Film boiling and rapid phase transition of liquefied natural gas

Abstract

When liquefied natural gas (LNG) is spilled onto water there is a possibility that explosive rapid phase transition (RPT) events occur. According to experiments, these vapor explosions are highly unpredictable, with yields up to several kilograms of TNT equivalent. The leading theory of RPT claims that triggering occurs due to a sudden and rapid chain of events involving film-boiling collapse, liquid superheating, rapid nucleation and explosive expansion. Still, after over four decades of research on the topic, it appears that there is no reliable and accepted method for quantitative LNG RPT risk-assessment. The main goal of the present thesis is to remedy this issue through theoretical means. According to the leading theory of RPT, prediction of the triggering event necessitates modelling of two properties: the Leidenfrost temperature and the superheat limit temperature, both of which were investigated herein.

The Leidenfrost temperature is by definition the surface temperature below which film-boiling collapse occurs. Therefore, it is necessary to understand film boiling and its stability. While much work has been done in the past on modelling the stability of thin liquid films with the long-wave approximation, these models are not directly applicable to film boiling. The equations describing a vapor film trapped between two dense phases of extremely different temperatures turn out to be different in subtle but important ways. In this project a new model for vapor-film dynamics has been developed within the long-wave approximation methodology. This model crucially involves a coupling to non-equilibrium evaporation models from kinetic theory, which allows for the inclusion of the thermocapillary effect at the evaporating interface. Based on stability analysis of this model, a novel and promising prediction method for the Leidenfrost temperature has been discovered. The method carries with it the surprising theoretical implication that film-boiling collapse occurs when the thermocapillary instability overpowers vapor-thrust stabilization. However, further experimental investigations of the Leidenfrost temperature is needed in order to draw strong conclusions regarding its validity.

The superheat limit may be estimated within the framework of classical nucleation theory (CNT). These predictions have been compared with a wide array of relevant experimental data on hydrocarbons, both for pure fluids and binary mixtures. The performance of the CNT model was deemed satisfactory, and thus, no further efforts to improve superheat limit modelling have been made in this project.

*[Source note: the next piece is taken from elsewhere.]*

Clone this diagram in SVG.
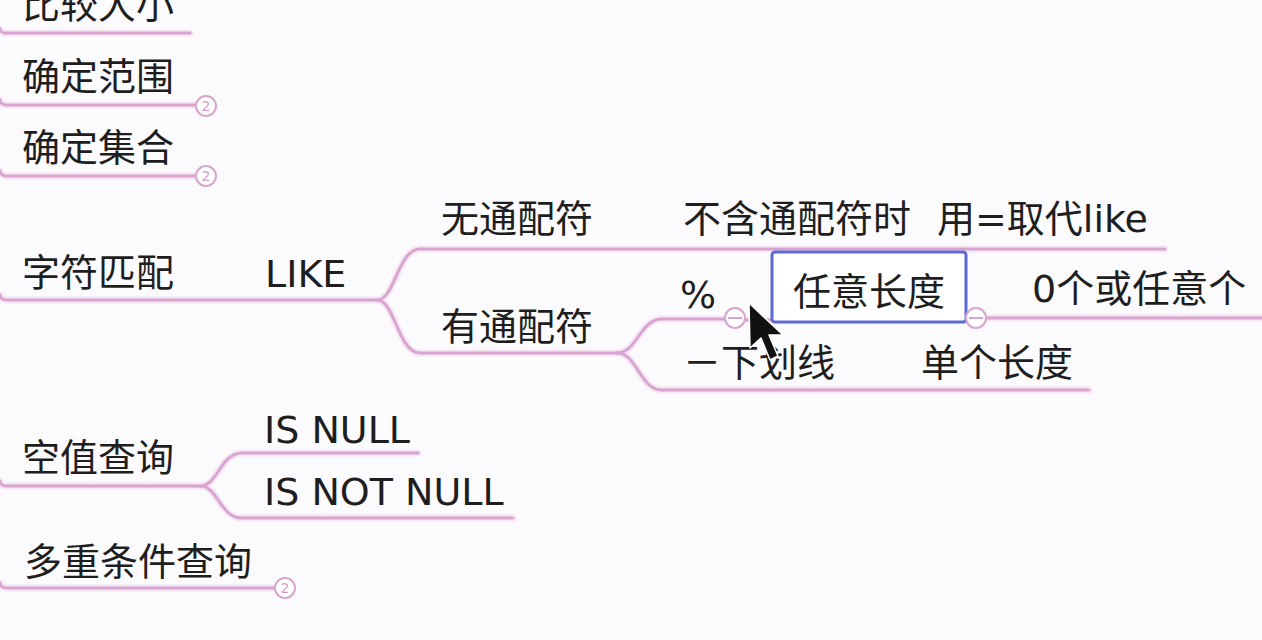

Finally, a framework for the prediction of RPT risk and consequence during LNG boil-off has been developed. This framework demonstrates how models for the Leidenfrost temperature and the superheat limit temperature as functions of LNG mixture composition may be combined with classical thermodynamics in order to predict when (and if) the conditions for RPT triggering may be met. Additionally, it has been shown how the predicted LNG composition at the time of triggering may be used to estimate the worst case explosive pressure and energy yield through the use of a simplified thermodynamic model. While quite idealized, this framework represents an important step towards practical risk assessment and mitigation for LNG rapid phase transition. The thesis concludes with a series of suggestions on how the framework may be further improved.